● Given problem
Retype only what runs from the first line of the listing to the line holding "import plotly.graph_objects as go", both included. Do not retype the pictures.

● Collected data
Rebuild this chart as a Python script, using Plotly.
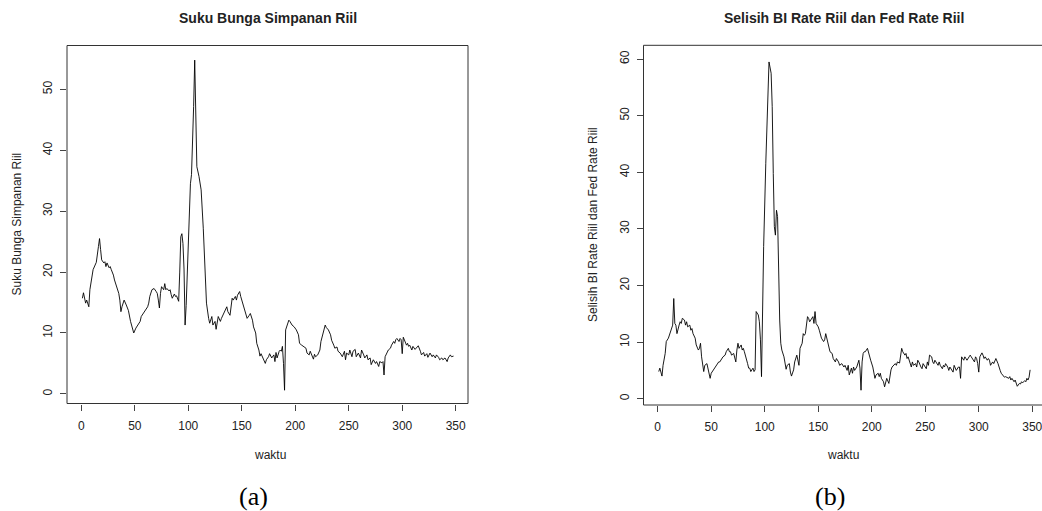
import plotly.graph_objects as go

# ---- Data: Suku Bunga Simpanan Riil (panel a) ----
t_a = [1, 2, 4, 5, 7, 8, 11, 14, 16, 17, 18, 19, 21, 22, 23, 24, 26, 27, 28, 30,
       31, 33, 35, 36, 37, 38, 40, 42, 44, 46, 48, 49, 51, 53, 55, 56, 58, 60, 62, 63,
       64, 66, 68, 70, 71, 72, 73, 74, 75, 77, 78, 79, 80, 82, 83, 84, 85, 87, 88, 89,
       90, 91, 92, 93, 94, 95, 96, 97, 98, 99, 100, 101, 102, 103, 104, 105, 106, 107, 108, 110,
       112, 114, 116, 117, 119, 120, 122, 123, 125, 126, 128, 130, 131, 133, 134, 136, 137, 139, 141, 142,
       144, 145, 146, 148, 149, 150, 152, 154, 155, 157, 158, 160, 161, 163, 164, 166, 167, 168, 170, 172,
       173, 175, 176, 178, 180, 181, 182, 183, 185, 186, 187, 188, 189, 190, 191, 193, 194, 195, 197, 199,
       201, 203, 204, 206, 208, 210, 211, 213, 214, 216, 217, 218, 219, 221, 223, 224, 226, 228, 229, 231,
       233, 234, 236, 237, 239, 240, 242, 244, 246, 247, 248, 250, 251, 253, 254, 256, 257, 259, 261, 262,
       264, 265, 267, 268, 270, 271, 273, 275, 276, 278, 279, 281, 282, 283, 284, 286, 287, 289, 290, 292,
       293, 294, 295, 297, 298, 299, 300, 301, 302, 304, 305, 306, 307, 309, 310, 312, 314, 315, 317, 318,
       320, 321, 323, 324, 326, 328, 329, 331, 332, 334, 335, 337, 338, 340, 342, 343, 345, 346, 348]
v_a = [15.7, 16.6, 14.9, 15.4, 14.3, 17.1, 20.4, 21.6, 24.2, 25.5, 23.7, 22.0, 21.5, 21.7, 20.9, 21.5, 20.7, 20.9, 20.4, 19.5,
       18.7, 17.6, 16.5, 15.4, 13.5, 14.3, 15.4, 14.6, 13.7, 11.9, 10.8, 10.0, 10.8, 11.3, 11.9, 12.7, 13.2, 13.8, 14.3, 14.9,
       16.0, 17.1, 17.3, 16.8, 16.5, 15.4, 14.1, 16.5, 17.6, 17.1, 18.1, 17.1, 17.3, 16.9, 17.1, 16.3, 15.7, 16.4, 16.0, 16.1,
       15.4, 15.2, 20.0, 25.8, 26.3, 24.7, 20.5, 11.3, 14.5, 20.0, 24.2, 30.0, 34.5, 36.0, 40.6, 47.2, 54.8, 46.6, 37.3, 35.7,
       33.5, 27.2, 19.8, 14.9, 12.4, 11.6, 12.7, 11.3, 11.9, 10.6, 12.7, 11.9, 12.4, 13.2, 13.8, 14.3, 13.5, 12.9, 15.7, 15.4,
       16.0, 15.4, 16.2, 16.8, 16.0, 15.4, 14.6, 13.2, 12.4, 12.9, 13.2, 12.1, 11.0, 10.0, 8.3, 7.2, 6.2, 6.6, 5.9, 5.0,
       5.6, 6.1, 6.6, 5.9, 6.4, 5.3, 6.8, 5.9, 7.0, 7.2, 7.0, 7.8, 5.0, 0.6, 10.5, 11.6, 12.1, 11.9, 11.3, 11.0,
       10.5, 9.7, 8.3, 8.0, 7.8, 7.5, 6.7, 6.4, 7.0, 6.1, 5.7, 6.5, 6.1, 6.4, 7.2, 8.6, 10.2, 11.3, 10.9, 10.5,
       9.7, 8.8, 8.0, 7.5, 7.7, 7.0, 6.7, 6.1, 7.0, 5.6, 6.7, 6.4, 7.2, 6.1, 7.0, 7.3, 6.1, 6.7, 5.9, 7.2,
       6.4, 5.9, 6.4, 5.6, 5.9, 4.8, 5.6, 5.0, 5.3, 4.5, 5.3, 5.1, 5.3, 3.1, 6.1, 7.0, 7.2, 7.5, 8.0, 8.6,
       8.3, 8.9, 9.1, 8.6, 9.1, 8.9, 6.6, 9.3, 8.9, 8.0, 8.3, 7.8, 8.0, 7.2, 7.8, 7.3, 7.7, 7.9, 7.0, 6.4,
       6.8, 6.2, 6.6, 6.0, 6.7, 6.1, 6.4, 5.9, 6.4, 6.0, 5.6, 5.9, 5.6, 5.9, 5.3, 5.9, 6.4, 6.1, 6.2]

# ---- Data: Selisih BI Rate Riil dan Fed Rate Riil (panel b) ----
t_b = [1, 2, 4, 5, 7, 8, 10, 12, 13, 14, 15, 16, 17, 18, 20, 21, 22, 23, 25, 26,
       27, 28, 30, 31, 32, 33, 35, 36, 38, 39, 40, 41, 43, 44, 46, 47, 49, 50, 52, 54,
       55, 57, 58, 60, 61, 63, 64, 66, 67, 68, 69, 71, 72, 73, 74, 75, 76, 78, 79, 80,
       81, 82, 84, 85, 86, 87, 89, 90, 91, 92, 94, 95, 96, 97, 99, 101, 102, 103, 104, 106,
       107, 108, 109, 110, 111, 112, 113, 114, 115, 116, 118, 119, 120, 121, 123, 124, 125, 127, 128, 130,
       131, 132, 133, 135, 136, 137, 138, 140, 141, 142, 143, 145, 146, 147, 148, 150, 151, 152, 153, 155,
       156, 157, 158, 160, 161, 163, 164, 166, 167, 169, 170, 172, 174, 175, 177, 178, 179, 181, 182, 183,
       184, 186, 187, 188, 189, 190, 191, 192, 193, 194, 196, 197, 198, 199, 201, 202, 203, 204, 206, 207,
       208, 209, 211, 212, 213, 214, 216, 217, 218, 219, 221, 222, 223, 224, 226, 227, 228, 229, 231, 232,
       233, 234, 236, 237, 238, 239, 241, 242, 243, 244, 246, 247, 248, 249, 251, 252, 253, 254, 256, 257,
       258, 259, 261, 262, 263, 264, 266, 267, 268, 269, 271, 272, 273, 274, 276, 277, 278, 279, 281, 282,
       283, 284, 286, 287, 288, 289, 291, 292, 293, 294, 296, 297, 298, 299, 300, 301, 303, 304, 305, 306,
       308, 309, 310, 311, 313, 314, 315, 316, 318, 319, 320, 321, 323, 324, 325, 328, 329, 330, 331, 333,
       334, 335, 336, 338, 339, 340, 341, 343, 344, 345, 346, 347, 348]
v_b = [4.8, 5.4, 4.0, 5.9, 8.0, 10.1, 10.7, 11.9, 12.7, 13.0, 17.7, 13.3, 13.0, 11.5, 13.0, 13.6, 13.3, 14.2, 13.9, 13.0,
       13.6, 12.7, 13.0, 12.1, 12.4, 11.5, 10.7, 9.5, 8.6, 8.9, 9.8, 7.4, 4.8, 5.9, 6.2, 5.4, 3.6, 4.5, 5.1, 5.7,
       5.9, 6.5, 6.5, 7.1, 7.4, 7.7, 8.3, 8.9, 8.3, 8.3, 7.7, 8.0, 7.4, 6.5, 8.6, 9.8, 8.9, 9.5, 8.6, 8.9,
       8.3, 7.4, 6.2, 5.4, 5.4, 4.8, 5.4, 4.8, 5.1, 15.4, 14.8, 13.6, 10.4, 3.9, 26.9, 41.6, 48.0, 55.1, 59.5, 57.5,
       51.6, 39.8, 30.4, 28.9, 33.3, 32.2, 22.0, 13.9, 9.8, 8.6, 7.4, 6.5, 5.2, 5.9, 6.2, 4.7, 4.0, 5.1, 6.5, 7.7,
       6.5, 5.9, 8.9, 9.8, 11.5, 11.2, 11.5, 14.5, 14.2, 13.6, 13.9, 14.5, 13.3, 15.4, 13.3, 12.7, 12.1, 11.5, 10.7, 10.1,
       10.4, 11.5, 10.7, 9.2, 8.3, 8.0, 7.1, 6.5, 7.1, 6.5, 5.9, 6.2, 5.6, 5.9, 5.0, 5.9, 4.2, 5.4, 4.5, 5.6,
       5.0, 5.6, 6.2, 6.8, 5.4, 1.5, 6.5, 8.0, 8.3, 8.3, 8.9, 8.0, 7.1, 6.8, 5.6, 4.5, 3.6, 4.2, 4.5, 3.9,
       4.5, 3.6, 3.0, 2.1, 2.7, 3.6, 2.7, 4.2, 5.1, 5.6, 5.9, 6.2, 5.9, 6.5, 6.3, 7.4, 8.9, 8.3, 7.7, 8.0,
       7.1, 7.4, 6.2, 5.6, 6.5, 5.9, 6.2, 5.6, 6.8, 6.5, 5.6, 5.3, 6.2, 5.9, 5.3, 6.5, 5.9, 7.7, 7.4, 6.5,
       6.2, 6.8, 6.2, 5.9, 6.5, 5.9, 5.3, 5.9, 5.6, 6.2, 5.6, 5.0, 5.6, 5.3, 4.7, 5.9, 5.3, 5.0, 5.6, 5.6,
       3.6, 7.4, 6.8, 7.4, 7.1, 6.8, 7.4, 7.7, 7.4, 7.1, 6.5, 7.4, 7.1, 6.2, 4.7, 7.4, 8.1, 7.7, 7.1, 7.4,
       6.8, 7.1, 6.8, 5.9, 6.5, 6.2, 6.8, 7.1, 6.2, 5.3, 5.0, 4.5, 3.9, 3.8, 3.9, 3.6, 3.9, 3.3, 3.6, 3.0,
       3.3, 2.8, 2.2, 2.7, 2.6, 3.0, 2.8, 3.2, 3.0, 3.6, 3.3, 3.8, 5.1]

x_ticks = [0, 50, 100, 150, 200, 250, 300, 350]
y_ticks_a = [0, 10, 20, 30, 40, 50]
y_ticks_b = [0, 10, 20, 30, 40, 50, 60]

title_a = "Suku Bunga Simpanan Riil"
title_b = "Selisih BI Rate Riil dan Fed Rate Riil"
xlab = "waktu"

W, H = 1042, 511
SANS = "Liberation Sans, Arial, sans-serif"
SERIF = "Liberation Serif, Times New Roman, serif"
INK = "#222222"

fig = go.Figure()
fig.add_trace(go.Scatter(x=t_a, y=v_a, mode="lines", line=dict(color="black", width=0.9),
                         xaxis="x", yaxis="y", showlegend=False, hoverinfo="skip"))
fig.add_trace(go.Scatter(x=t_b, y=v_b, mode="lines", line=dict(color="black", width=0.9),
                         xaxis="x2", yaxis="y2", showlegend=False, hoverinfo="skip"))

def xax(domain, rng, anchor):
    return dict(domain=domain, range=rng, anchor=anchor, tickvals=x_ticks,
                ticks="outside", ticklen=6, tickwidth=1, tickcolor="#444",
                showgrid=False, zeroline=False, showline=False, ticklabeloverflow="allow",
                tickfont=dict(family=SANS, size=12, color=INK), ticklabelstandoff=5)

def yax(domain, rng, anchor, tv):
    return dict(domain=domain, range=rng, anchor=anchor, tickvals=tv,
                ticks="outside", ticklen=6, tickwidth=1, tickcolor="#444",
                showgrid=False, zeroline=False, showline=False, tickangle=-90,
                tickfont=dict(family=SANS, size=12, color=INK), ticklabelstandoff=3)

# pixel-calibrated domains
dxa = [67 / W, 468 / W]
dya = [(H - 403.5) / H, (H - 45.5) / H]
dxb = [643.5 / W, 1.0]
dyb = [(H - 405) / H, (H - 45.3) / H]

fig.update_layout(
    width=W, height=H, autosize=False,
    margin=dict(l=0, r=0, t=0, b=0),
    paper_bgcolor="white", plot_bgcolor="white",
    hovermode=False,
    xaxis=xax(dxa, [-13.4, 361.5], "y"),
    yaxis=yax(dya, [-1.58, 57.2], "x", y_ticks_a),
    xaxis2=xax(dxb, [-13.27, 359.1], "y2"),
    yaxis2=yax(dyb, [-1.11, 62.44], "x2", y_ticks_b),
)

# plot boxes
fig.add_shape(type="rect", xref="x domain", yref="y domain", x0=0, x1=1, y0=0, y1=1,
              line=dict(color="#333", width=1), layer="above")
fig.add_shape(type="rect", xref="x2 domain", yref="y2 domain", x0=0, x1=1.02, y0=0, y1=1,
              line=dict(color="#333", width=1), layer="above")

def ann(text, x, y, size, family=SANS, bold=False, angle=0):
    fig.add_annotation(text=f"<b>{text}</b>" if bold else text, x=x / W, y=(H - y) / H,
                       xref="paper", yref="paper", showarrow=False, xanchor="center",
                       yanchor="middle", textangle=angle,
                       font=dict(family=family, size=size, color="black" if family == SERIF else INK))

ann(title_a, 267.5, 18, 14, bold=True)
ann(title_b, 844, 18, 14, bold=True)
ann(xlab, 270, 455, 12)
ann(xlab, 843, 455, 12)
ann(title_a, 17, 224.5, 12, angle=-90)
ann(title_b, 593, 225, 12, angle=-90)
ann("(a)", 253, 496, 26, family=SERIF)
ann("(b)", 830, 496, 26, family=SERIF)

fig.write_html("out.html", config={"displayModeBar": False},
               post_script="document.body.style.margin='0';document.body.style.overflow='hidden';")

● Reply
Rebuild this chart as a Python script, using Plotly.
import plotly.graph_objects as go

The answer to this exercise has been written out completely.